▶ [SET TASK]
Quote the records that follow in full and exactly; leave out the pictures.

## START DATASET RECORDS

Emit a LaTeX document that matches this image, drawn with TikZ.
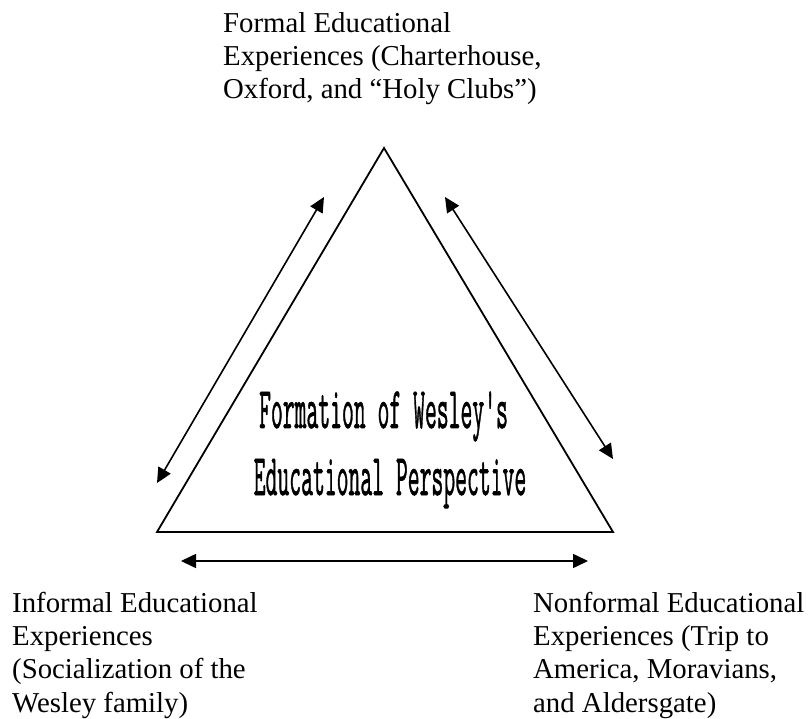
\documentclass[tikz,border=0pt]{standalone}
\usepackage{fontspec}
\usepackage{graphicx}
\setmainfont{Liberation Serif}
\newfontfamily\titlefont[FakeBold=1.4,Ligatures=TeXOff]{Latin Modern Mono}
\usetikzlibrary{arrows.meta}
\tikzset{
  lbl/.style={font=\fontsize{28.8}{33.3}\selectfont, align=left, inner sep=0pt, anchor=base west},
  ttl/.style={font=\titlefont\fontsize{59}{59}\selectfont, inner sep=0pt, anchor=base},
  side/.style={line width=1.8pt, line join=miter},
  dbl/.style={line width=1.6pt, {Triangle[length=15pt,width=14pt]}-{Triangle[length=15pt,width=14pt]}}
}
\begin{document}
\begin{tikzpicture}[x=1pt,y=-1pt]
\useasboundingbox (0,0) rectangle (809,719);
% triangle corners
\coordinate (A) at (384,148);
\coordinate (B) at (157,532);
\coordinate (C) at (613,532);
\draw[side] (A) -- (B) -- (C) -- cycle;
% arrow ends
\coordinate (l1) at (324,197);
\coordinate (l2) at (157,483);
\coordinate (r1) at (445,197);
\coordinate (r2) at (613,459);
\coordinate (h1) at (181,561);
\coordinate (h2) at (588,561);
\draw[dbl] (l1) -- (l2);
\draw[dbl] (r1) -- (r2);
\draw[dbl] (h1) -- (h2);
% title
\node[ttl] (t1) at (383.5,428) {\scalebox{0.39}[1]{Formation of Wesley's}};
\node[ttl] (t2) at (390,495) {\scalebox{0.39}[1]{Educational Perspective}};
% labels (anchored at the baseline of their last line)
\node[lbl] (formal) at (223,99) {Formal Educational\\Experiences (Charterhouse,\\Oxford, and ``Holy Clubs'')};
\node[lbl] (informal) at (12,712) {Informal Educational\\Experiences\\(Socialization of the\\Wesley family)};
\node[lbl] (nonformal) at (533,712) {Nonformal Educational\\Experiences (Trip to\\America, Moravians,\\and Aldersgate)};
\end{tikzpicture}
\end{document}
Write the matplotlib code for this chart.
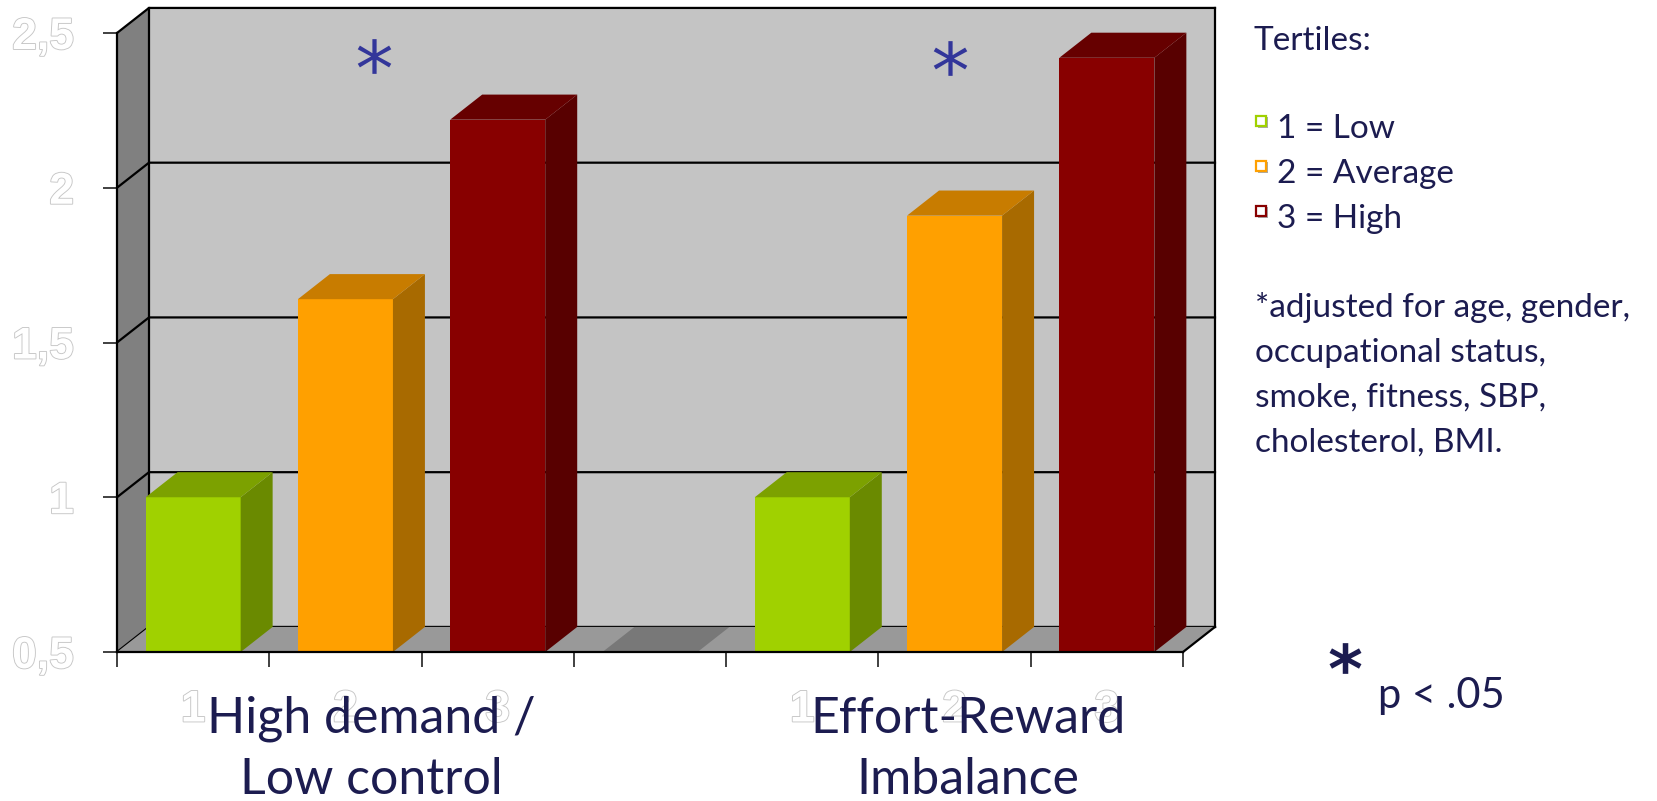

## END DATASET RECORDS

▶ [ANSWER TO THIS TASK]
Emit a LaTeX document that matches this image, drawn with TikZ.
\documentclass[tikz,border=0pt]{standalone}
\usepackage{fontspec}
\usepackage{graphicx}
\setmainfont{Liberation Serif}
\newfontfamily\titlefont[FakeBold=1.4,Ligatures=TeXOff]{Latin Modern Mono}
\usetikzlibrary{arrows.meta}
\tikzset{
  lbl/.style={font=\fontsize{28.8}{33.3}\selectfont, align=left, inner sep=0pt, anchor=base west},
  ttl/.style={font=\titlefont\fontsize{59}{59}\selectfont, inner sep=0pt, anchor=base},
  side/.style={line width=1.8pt, line join=miter},
  dbl/.style={line width=1.6pt, {Triangle[length=15pt,width=14pt]}-{Triangle[length=15pt,width=14pt]}}
}
\begin{document}
\begin{tikzpicture}[x=1pt,y=-1pt]
\useasboundingbox (0,0) rectangle (809,719);
% triangle corners
\coordinate (A) at (384,148);
\coordinate (B) at (157,532);
\coordinate (C) at (613,532);
\draw[side] (A) -- (B) -- (C) -- cycle;
% arrow ends
\coordinate (l1) at (324,197);
\coordinate (l2) at (157,483);
\coordinate (r1) at (445,197);
\coordinate (r2) at (613,459);
\coordinate (h1) at (181,561);
\coordinate (h2) at (588,561);
\draw[dbl] (l1) -- (l2);
\draw[dbl] (r1) -- (r2);
\draw[dbl] (h1) -- (h2);
% title
\node[ttl] (t1) at (383.5,428) {\scalebox{0.39}[1]{Formation of Wesley's}};
\node[ttl] (t2) at (390,495) {\scalebox{0.39}[1]{Educational Perspective}};
% labels (anchored at the baseline of their last line)
\node[lbl] (formal) at (223,99) {Formal Educational\\Experiences (Charterhouse,\\Oxford, and ``Holy Clubs'')};
\node[lbl] (informal) at (12,712) {Informal Educational\\Experiences\\(Socialization of the\\Wesley family)};
\node[lbl] (nonformal) at (533,712) {Nonformal Educational\\Experiences (Trip to\\America, Moravians,\\and Aldersgate)};
\end{tikzpicture}
\end{document}
Write the matplotlib code for this chart.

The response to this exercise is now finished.